Now, when he goes up to shoot, other coaches cringe. When Bias wants the ball and wants a shot, he is going to get it. "When we're in trouble, I've got one job to do," said point guard Keith Gatlin. "Get the ball in the hands of the horse."

In January, against Duke, Bias scored 16 second-half points to lead a comeback from a 14-point deficit. No fewer than four of his shots hit the rim twice before rolling in. "When we first looked at the film of that game, we thought Bias had a lot of luck making those shots," Duke Coach Mike Krzyzewski said. "But if you look at him game after game, his shots always get that kind of roll. That isn't luck, that's touch. When you have a kid who can jump that high and shoot that soft, the combination is unbelievable."

Coaches are unanimous in saying that two things make Bias special: his great athletic ability and his work rate. "He never disappears during a game," Valvano said. "No matter how hard you work to defense him, there's never a stretch where you say, 'What happened to Bias?' He's always in the game."
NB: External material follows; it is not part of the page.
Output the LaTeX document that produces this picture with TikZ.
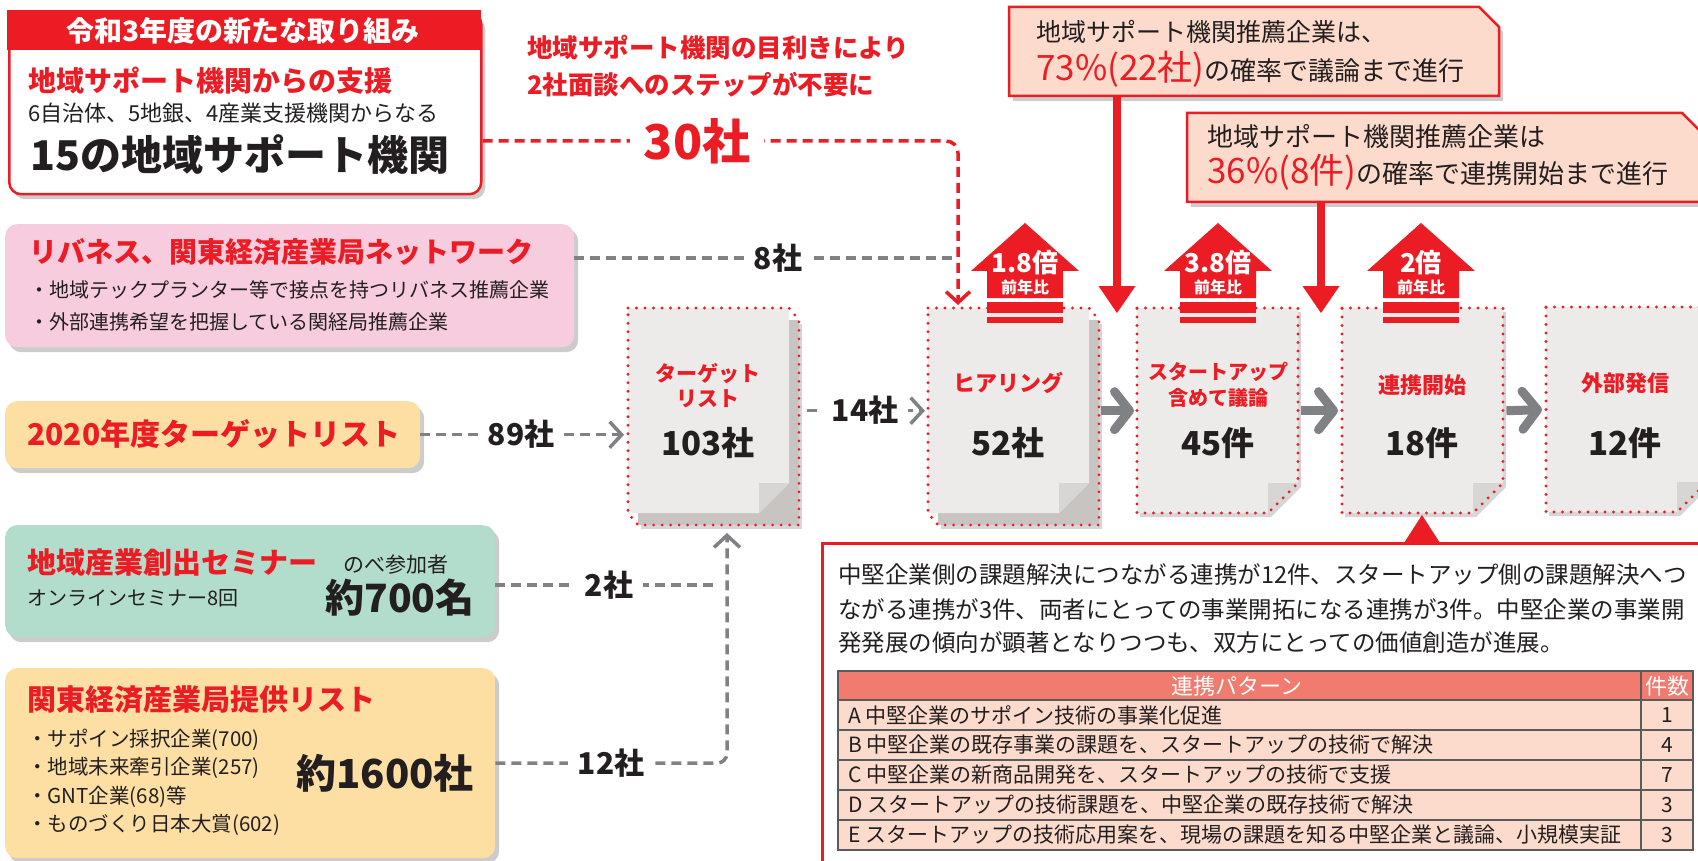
\documentclass[tikz,border=0pt]{standalone}
\usepackage{fontspec}
\setmainfont{Noto Sans CJK JP}
\usetikzlibrary{arrows.meta,shadows,calc}
\definecolor{tred}{HTML}{EC1C24}
\definecolor{tpink}{HTML}{F8CCDF}
\definecolor{tgreen}{HTML}{B2DCCB}
\definecolor{tyellow}{HTML}{FDDFA4}
\definecolor{tsalmon}{HTML}{FCDBCC}
\definecolor{thead}{HTML}{F07B6E}
\definecolor{tgray}{HTML}{808184}
\definecolor{tpage}{HTML}{EDEBE9}
\definecolor{tflap}{HTML}{D8D6D4}
\definecolor{tback}{HTML}{C7C4C2}
\definecolor{tblack}{HTML}{231F20}
\definecolor{tgrid}{HTML}{5A5B5D}
\newcommand\fsz[1]{\fontsize{#1}{#1}\selectfont}
\newcommand\fszl[2]{\fontsize{#1}{#2}\selectfont}
\tikzset{
  box/.style={rounded corners=12pt, anchor=north west, inner sep=0pt},
  shadowed/.style={drop shadow={shadow xshift=4pt, shadow yshift=-5pt, opacity=0.2, fill=black}},
  pageshadow/.style={drop shadow={shadow xshift=3pt, shadow yshift=-4pt, opacity=0.16, fill=black}},
  txt/.style={anchor=west, inner sep=0pt},
  btxt/.style={anchor=base west, inner sep=0pt},
  numlab/.style={fill=white, inner xsep=10pt, inner ysep=1pt, font=\fsz{30}\bfseries},
  graydash/.style={draw=tgray, line width=3.5pt, dash pattern=on 10pt off 6pt},
  graytip/.style={-{Straight Barb[length=12pt,width=26pt]}},
  reddash/.style={draw=tred, line width=3.5pt, dash pattern=on 10pt off 6pt},
  redtip/.style={-{Straight Barb[length=11pt,width=24pt]}},
  thickgray/.style={draw=tgray, line width=9pt, -{Straight Barb[length=15pt,width=38pt,round]}},
  redarrow/.style={draw=tred, line width=8pt, -{Triangle[length=27pt,width=37pt,line width=0pt]}},
  reddot/.style={draw=tred, line width=3.2pt, dash pattern=on 0pt off 8.5pt, line cap=round},
  pagebox/.style={inner sep=0pt, minimum width=161pt, minimum height=205pt, anchor=north west},
  pgtitle/.style={text=tred, font=\fsz{22}\bfseries, align=center, inner sep=0pt},
  pgnum/.style={text=tblack, font=\fsz{33}\bfseries, inner sep=0pt},
  pics/single/.style={code={
    \fill[tpage, pageshadow] (0,0) -- (161,0) -- (161,175) -- (131,205) -- (0,205) -- cycle;
    \fill[tflap] (131,175) -- (161,175) -- (131,205) -- cycle;
    \draw[reddot] (0,0) -- (161,0) -- (161,175) -- (131,205) -- (0,205) -- cycle;
    \node[pagebox] (-box) at (0,0) {};
  }},
  pics/stack/.style={code={
    \fill[tback, pageshadow] (10,12) rectangle (171,217);
    \fill[tpage] (0,0) -- (161,0) -- (161,175) -- (131,205) -- (0,205) -- cycle;
    \fill[tflap] (131,175) -- (161,175) -- (131,205) -- cycle;
    \draw[reddot] (0,0) -- (161,0) -- (171,12) -- (171,217) -- (10,217) -- (0,205) -- cycle;
    \node[pagebox] (-box) at (0,0) {};
  }},
  pics/uparr/.style={code={
    \fill[tred] (-38,75) -- (-38,48) -- (-54,48) -- (0,0) -- (54,48) -- (38,48) -- (38,75) -- cycle;
    \fill[tred] (-38,79) rectangle (38,90);
    \fill[tred] (-38,94) rectangle (38,100);
    \node[text=white, font=\fsz{26}\bfseries, inner sep=0pt] (-t) at (0,40) {#1};
    \node[text=white, font=\fsz{16}\bfseries, inner sep=0pt] (-s) at (0,64) {前年比};
  }},
}
\begin{document}
\begin{tikzpicture}[x=1pt, y=-1pt, text=tblack]
\useasboundingbox (0,0) rectangle (1698,861);
\fill[white] (0,0) rectangle (1698,861);
\clip (0,0) rectangle (1698,861);

% ---------- left boxes ----------
\node[box, draw=tred, line width=2.5pt, fill=white, minimum width=472pt, minimum height=182pt, shadowed] (kbox) at (8,11) {};
\fill[tred] (6.75,9.75) rectangle (481.25,50);
\node[text=white, font=\fsz{28}\bfseries, inner sep=0pt] (khead) at (243,31) {令和3年度の新たな取り組み};
\node[txt, text=tred, font=\fsz{28}\bfseries] (ksub) at (28,81) {地域サポート機関からの支援};
\node[txt, font=\fsz{22}] (kdet) at (28,113) {6自治体、5地銀、4産業支援機関からなる};
\node[txt, font=\fsz{41}\bfseries] (kbig) at (30,155) {15の地域サポート機関};

\node[txt, text=tred, font=\fsz{25.5}\bfseries] (note1) at (527,48) {地域サポート機関の目利きにより};
\node[txt, text=tred, font=\fsz{25.5}\bfseries] (note2) at (527,85) {2社面談へのステップが不要に};

\node[box, fill=tpink, minimum width=569pt, minimum height=123pt, shadowed] (rbox) at (5,224) {};
\node[txt, text=tred, font=\fsz{28}\bfseries] (rtitle) at (29,252) {リバネス、関東経済産業局ネットワーク};
\node[txt, font=\fsz{20}] (rb1) at (29,290) {・地域テックプランター等で接点を持つリバネス推薦企業};
\node[txt, font=\fsz{20}] (rb2) at (29,322) {・外部連携希望を把握している関経局推薦企業};

\node[box, fill=tyellow, minimum width=415pt, minimum height=67pt, shadowed] (t2020) at (5,401) {};
\node[txt, text=tred, font=\fsz{30}\bfseries] (t2020t) at (27,434) {2020年度ターゲットリスト};

\node[box, fill=tgreen, minimum width=490pt, minimum height=112pt, shadowed] (sem) at (5,525) {};
\node[txt, text=tred, font=\fsz{29}\bfseries] (semt) at (27,562) {地域産業創出セミナー};
\node[txt, font=\fsz{20}] (sems) at (27,598) {オンラインセミナー8回};
\node[font=\fsz{21}, inner sep=0pt] (semn) at (396,565) {のべ参加者};
\node[font=\fsz{39}\bfseries, inner sep=0pt] (semv) at (400,598) {約700名};

\node[box, fill=tyellow, minimum width=490pt, minimum height=190pt, shadowed] (kanto) at (5,668) {};
\node[txt, text=tred, font=\fsz{29}\bfseries] (kantot) at (27,700) {関東経済産業局提供リスト};
\node[txt, font=\fsz{20.5}] (kb1) at (27,740) {・サポイン採択企業(700)};
\node[txt, font=\fsz{20.5}] (kb2) at (27,768) {・地域未来牽引企業(257)};
\node[txt, font=\fsz{20.5}] (kb3) at (27,797) {・GNT企業(68)等};
\node[txt, font=\fsz{20.5}] (kb4) at (27,825) {・ものづくり日本大賞(602)};
\node[font=\fsz{40}\bfseries, inner sep=0pt] (kantov) at (385,773) {約1600社};

% ---------- pages ----------
\pic (p103) at (628,308) {stack};
\pic (pHear) at (928,308) {stack};
\pic (p45) at (1137,308) {single};
\pic (p18) at (1342,308) {single};
\pic (pOut) at (1546,307) {single};

\node[pgtitle, font=\fszl{21}{25}\bfseries] (p103t) at (708,386) {ターゲット\\リスト};
\node[pgnum] (p103n) at (708,443) {103社};
\node[pgtitle] (pHeart) at (1008,383) {ヒアリング};
\node[pgnum] (pHearn) at (1008,443) {52社};
\node[pgtitle, font=\fszl{20}{26}\bfseries] (p45t) at (1218,385) {スタートアップ\\含めて議論};
\node[pgnum] (p45n) at (1218,443) {45件};
\node[pgtitle] (p18t) at (1422,385) {連携開始};
\node[pgnum] (p18n) at (1422,443) {18件};
\node[pgtitle] (pOutt) at (1625,383) {外部発信};
\node[pgnum] (pOutn) at (1625,443) {12件};

% ---------- connectors ----------
\draw[reddash, redtip, rounded corners=12pt] (kbox.east |- 0,141) -| ([xshift=30pt, yshift=3pt]pHear-box.north west);
\node[numlab, text=tred, font=\fsz{48}\bfseries, inner xsep=14pt] (n30) at (697,141) {30社};

\coordinate (j8) at (954,258);
\draw[graydash] (rbox.east |- j8) -- (j8);
\node[numlab] (n8) at (778,258) {8社};

\draw[graydash, graytip, shorten >=4pt] (t2020.east) -- (t2020.east -| p103-box.west);
\node[numlab] (n89) at (521,434) {89社};

\draw[graydash, graytip, shorten <=18pt, shorten >=3pt] (p103-box.east) -- (pHear-box.west);
\node[numlab] (n14) at (865,410) {14社};

\coordinate (j2) at (718,585);
\draw[graydash] (sem.east |- j2) -- (j2);
\node[numlab] (n2) at (609,585) {2社};

\coordinate (u103) at (727,533);
\draw[graydash, graytip, rounded corners=10pt] (kanto.east) -| (u103);
\node[numlab] (n12) at (611,763) {12社};

\draw[thickgray] ([xshift=12pt]pHear-box.east) -- ([xshift=-3pt]p45-box.west);
\draw[thickgray] ([xshift=3pt]p45-box.east) -- ([xshift=-4pt]p18-box.west);
\draw[thickgray] ([xshift=3pt]p18-box.east) -- ([xshift=-4pt]pOut-box.west);

% ---------- up arrows ----------
\pic (u1) at (1025,223) {uparr=1.8倍};
\pic (u2) at (1218,223) {uparr=3.8倍};
\pic (u3) at (1421,223) {uparr=2倍};

% ---------- callouts ----------
\draw[tred, line width=2.5pt, fill=tsalmon, shadowed] (1009,7) -- (1479,7) -- (1499,27) -- (1499,96) -- (1009,96) -- cycle;
\node[inner sep=0pt, minimum width=490pt, minimum height=89pt, anchor=north west] (c1) at (1009,7) {};
\node[btxt, font=\fsz{25}] (c1a) at (1036,42) {地域サポート機関推薦企業は、};
\node[btxt, font=\fsz{26}] (c1b) at (1036,81) {\textcolor{tred}{\fsz{35}73\%(22社)}の確率で議論まで進行};

\draw[tred, line width=2.5pt, fill=tsalmon, shadowed] (1187,113) -- (1682,113) -- (1702,133) -- (1702,202) -- (1187,202) -- cycle;
\node[inner sep=0pt, minimum width=515pt, minimum height=89pt, anchor=north west] (c2) at (1187,113) {};
\node[btxt, font=\fsz{26}] (c2a) at (1207,147) {地域サポート機関推薦企業は};
\node[btxt, font=\fsz{26}] (c2b) at (1207,184) {\textcolor{tred}{\fsz{35}36\%(8件)}の確率で連携開始まで進行};

\coordinate (d1) at (1117,313);
\draw[redarrow] (c1.south -| d1) -- (d1);
\coordinate (d2) at (1321,313);
\draw[redarrow] (c2.south -| d2) -- (d2);

% ---------- bottom-right box ----------
\node[draw=tred, line width=2.5pt, fill=white, inner sep=0pt, minimum width=900pt, minimum height=340pt, anchor=north west] (tb) at (821,542) {};
\fill[tred] (1404,543) -- (1422,515) -- (1440,543) -- cycle;
\node[txt, font=\fsz{23.5}] (par1) at (838,575) {中堅企業側の課題解決につながる連携が12件、スタートアップ側の課題解決へつ};
\node[txt, font=\fsz{23.5}] (par2) at (838,610) {ながる連携が3件、両者にとっての事業開拓になる連携が3件。中堅企業の事業開};
\node[txt, font=\fsz{23.5}] (par3) at (838,643) {発発展の傾向が顕著となりつつも、双方にとっての価値創造が進展。};

\fill[thead] (838,671) rectangle (1693,700);
\fill[tsalmon] (838,700) rectangle (1693,850);
\draw[tgrid, line width=1.5pt] (838,671) rectangle (1693,850);
\foreach \yy in {700,730,760,790,820} \draw[tgrid, line width=1.5pt] (838,\yy) -- (1693,\yy);
\draw[tgrid, line width=1.5pt] (1641,671) -- (1641,850);
\node[text=white, font=\fsz{22}, inner sep=0pt] (th1) at (1237,686) {連携パターン};
\node[text=white, font=\fsz{22}, inner sep=0pt] (th2) at (1667,686) {件数};
\node[txt, font=\fsz{21}] (ra) at (848,715) {A 中堅企業のサポイン技術の事業化促進};
\node[txt, font=\fsz{21}] (rb) at (848,745) {B 中堅企業の既存事業の課題を、スタートアップの技術で解決};
\node[txt, font=\fsz{21}] (rc) at (848,775) {C 中堅企業の新商品開発を、スタートアップの技術で支援};
\node[txt, font=\fsz{21}] (rd) at (848,805) {D スタートアップの技術課題を、中堅企業の既存技術で解決};
\node[txt, font=\fsz{21}] (re) at (848,835) {E スタートアップの技術応用案を、現場の課題を知る中堅企業と議論、小規模実証};
\node[font=\fsz{21}, inner sep=0pt] (na) at (1667,715) {1};
\node[font=\fsz{21}, inner sep=0pt] (nb) at (1667,745) {4};
\node[font=\fsz{21}, inner sep=0pt] (nc) at (1667,775) {7};
\node[font=\fsz{21}, inner sep=0pt] (nd) at (1667,805) {3};
\node[font=\fsz{21}, inner sep=0pt] (ne) at (1667,835) {3};
\end{tikzpicture}
\end{document}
Watching Bias during a game, his intensity is easy to see. His eyes become slits when he wants the ball, and when he feels the pressure coming to him he goes into a crouch and, gradually uncoils, either powering his way over the defender in traffic or going over him from outside. His looks of disgust when a call goes against him are enough to make most officials want to dig a hole in the floor and climb in.

Because he has become the ACC's toughest offensive player, Bias has received special attention this season. He never sees simple man-to-man converage. Even when Duke's Danny Meagher, who Bias says is the toughest defensive player he has faced in the league, is guarding him, he gets lots of help.

Bias has been banged around a lot this winter. Early in the season, he spent a lot of time moaning to officials, earning a reputation as something of a crybaby. Lately, he has been involved in several pushing, shoving and elbowing incidents. Most are brought on by other players' desperate attempts to slow him. Nonetheless, Bias has a reputation for throwing the occasional elbow. He does not like it.

"I don't think it's fair. At Wake Forest, Coach (Carl) Tacy yelled at me because I accidentally elbowed Delaney Rudd in the head. Earlier in the game, Kenny Green did the same thing to me on purpose. Against Duke, I got a technical for elbowing Meagher after he pulled me down. That wasn't fair, either. Smart play by Meagher, but not fair.

"I just want the refs to treat me the same as everyone else. That's all I ask. Some of them have told me I play so high (in the air) that they miss a lot of stuff guys do to me down low. I guess I have to live with that."

While Bias is living with that, Driesell must live between now and May 4 with the question that the coaches of all great juniors deal with: will he turn pro or won't he. Bias says he probably won't but wants to sit down and talk things over with Driesell at season's end.

Many pro scouts think Bias is ready today and would definitely be one of the first seven or eight players chosen (as a small forward) if he came out. Others say his ballhandling (he has 59 assists and 102 turnovers this season), never that good, his rebounding (6.0 per game) and defense could still use another year of college ball.

Probably, Bias will return. He is not an exceptional student (2.3 grade-point average), but he has kept on schedule for graduation. He would like to be an interior designer someday because he enjoys and has a knack for drawing.

For now, however, Bias will continue to draw his pictures on the court. And, he will continue to listen to Driesell's harangues and smile softly to himself, thinking back to that day as a freshman when he wondered if any man could get any louder.

"Sometimes," he said, "It's hard for me to believe three years have gone by."

More often, it's hard to believe just how far Bias has come in those three years.